Provavelmente a falta de revistas
literárias não seja só de hoje. Quando olho para a época em que me estreei,
havia o Xiphefu, o Xitende, Oásis, Horizonte e talvez
mais duas ou três. Não muito mais. Mas sim, estávamos melhor comparativamente à
sua geração. Os jornais reservavam algum espaço para a poesia ou conto. E isto
tem impacto ao nível dos iniciantes na criação literário. Não têm um espaço
para comunicar e a primeira opção ou ambição acaba sendo a publicação de um
livro, o que na minha óptica não está certo. Se o nosso Ministério da Cultura
não fosse um antro de incompetência e mau gosto talvez tivéssemos melhor
cenário
L: Durante o seu discurso vem citando muito o Dó Midó das
Dores, aliás, aquele que juntos tem dado opiniões consideradas contundentes
sobre a Literatura Moçambicana…
A.C: Eu e Midó somos camaradas de batalha há muitos anos. E
sempre usamos a literatura como um instrumento de luta. A literatura serve para
mudar coisas, mais do que esta função lúdica. Não se pode ter uma literatura
útil se ela estiver desligada dos problemas prementes dessa sociedade. A
escrita criativa ajuda a reflectir e, sobretudo, alertar as pessoas para os
diversos perigos sociais. É por isso que insisto em dizer que a literatura deve
estar em cima dos acontecimentos. Os jovens não podem querer escrever como
Craveirinha, Rui Nogar ou Knopfli porque estes fizeram-se escritores num
contexto específico. São bons, mas são bons no seu tempo. E porque os contextos
mudam, é preciso adequar os nossos óculos de leitura a essas mudanças. Ou seja,
em vez de termos jovens a reproduzir o verso “eu sou carvão e tu arrancas-me
brutalmente do chão” devíamos tê-los a dizer coisas como “meu estômago voa preso
no bico duma gaivota”. Os problemas de hoje são os nossos desafios hoje. Não
estou aqui a desvalorizar Craveirinha ou Knopfli, atenção, são bons e foram
bons no tempo em que viveram, no tempo em que escreveram, têm um lugar
reservado, mas sinto que nós precisamos de coisas que reflictam os assuntos
actuais. Poder-se-á dizer que é preciso tempo para decantar os assuntos, mas
nós não nos podemos dar o luxo de ficar a esperar pelo tempo.

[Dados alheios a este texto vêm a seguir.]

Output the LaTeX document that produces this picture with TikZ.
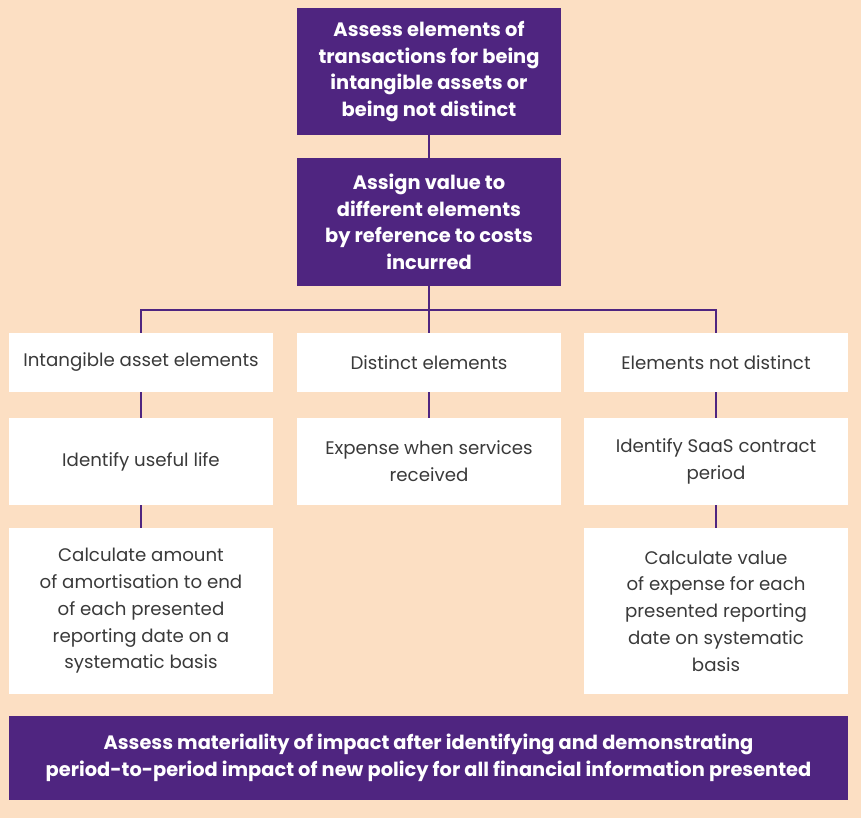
\documentclass[tikz,border=0pt]{standalone}
\usepackage{fontspec}
\setmainfont{Poppins}
\usetikzlibrary{positioning}

\definecolor{brandpurple}{HTML}{4F2580}
\definecolor{peach}{HTML}{FCDFC3}
\definecolor{textgray}{HTML}{3A3A3A}

\tikzset{
	purplebox/.style={fill=brandpurple, text=white, align=center, inner sep=0pt,
		font=\bfseries\fontsize{19.4}{26.5}\selectfont, minimum width=264},
	whitebox/.style={fill=white, text=textgray, align=center, inner sep=0pt,
		font=\fontsize{18.2}{26.8}\selectfont, minimum width=264},
	link/.style={draw=brandpurple, line width=2pt}
}

\begin{document}
\begin{tikzpicture}[x=1pt, y=-1pt]
		\fill[peach] (0,0) rectangle (861,818);
		\useasboundingbox (0,0) rectangle (861,818);
		% top of the flow
		\node[purplebox, minimum height=127] (assess) at (429,71.5) {Assess elements of\\transactions for being\\intangible assets or\\being not distinct};
		\node[purplebox, minimum height=128] (assign) at (429,222) {Assign value to\\different elements\\by reference to costs\\incurred};
		% three branches
		\node[whitebox, minimum height=59] (intangible) at (141,362.5) {Intangible asset elements};
		\node[whitebox, minimum height=59] (distinct) at (429,362.5) {Distinct elements};
		\node[whitebox, minimum height=59] (notdistinct) at (716,362.5) {Elements not distinct};
		\node[whitebox, minimum height=87] (useful) at (141,461.5) {Identify useful life};
		\node[whitebox, minimum height=87] (expense) at (429,461.5) {Expense when services\\received};
		\node[whitebox, minimum height=87] (saas) at (716,461.5) {Identify SaaS contract\\period};
		\node[whitebox, minimum height=166] (amort) at (141,611) {Calculate amount\\of amortisation to end\\of each presented\\reporting date on a\\systematic basis};
		\node[whitebox, minimum height=166] (expvalue) at (716,611) {Calculate value\\of expense for each\\presented reporting\\date on systematic\\basis};
		% closing step
		\node[purplebox, minimum width=839, minimum height=84] (materiality) at (428.5,758) {Assess materiality of impact after identifying and demonstrating\\period-to-period impact of new policy for all financial information presented};
		% connectors
		\draw[link] (assess) -- (assign);
		\draw[link] (assign.south) -- (distinct.north);
		\draw[link] (assign.south) -- ++(0,24) -| (intangible.north);
		\draw[link] (assign.south) -- ++(0,24) -| (notdistinct.north);
		\draw[link] (intangible) -- (useful);
		\draw[link] (distinct) -- (expense);
		\draw[link] (notdistinct) -- (saas);
		\draw[link] (useful) -- (amort);
		\draw[link] (saas) -- (expvalue);
	\end{tikzpicture}
\end{document}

L: Em tempos terá dito que a literatura moçambicana estava
morta, e agora que opinião tem sobre ela? Terá saído da tumba?
A.C: Dizer que a literatura está morta foi uma forma que o
Midó encontrou de colocar o problema. Mas que ela continua moribunda isso é
verdade.
Se reparares quantos grandes autores
já surgiram, quantos grandes eventos ligados a literatura foram organizados
desde o tempo em que lançamos o debate sobre a morte literatura, são muito
poucos. Continua a ser o Mia Couto a publicar, a Paulina Chiziane, o Ungulani,
o Marcelo Panguana, etc. Existe, obviamente, uma nova vaga de aurores como o
Mbate Pedro, Lucílio Manjate, Rogério Manjate, Sangare Okapi, Midó das Dores,
etc. Mas sinto que precisamos de muito mais para poder criar a diversidade
necessária. E isto só é possível se houver políticas e alguma humildade por parte
dos que têm estado a surgir. Falta-nos isso. Uma pessoa publica um ou dois livros
e já se julga a máxima referência do país. O caminho é muito mais longo e
exigente. Gostaria de poder comentar mais sobre isto mas estes quase dois anos
em que estive fora do país não só me tiram essa legitimidade mas também não me
permitiram ir acompanhando o que aconteceu por aqui nos últimos tempos.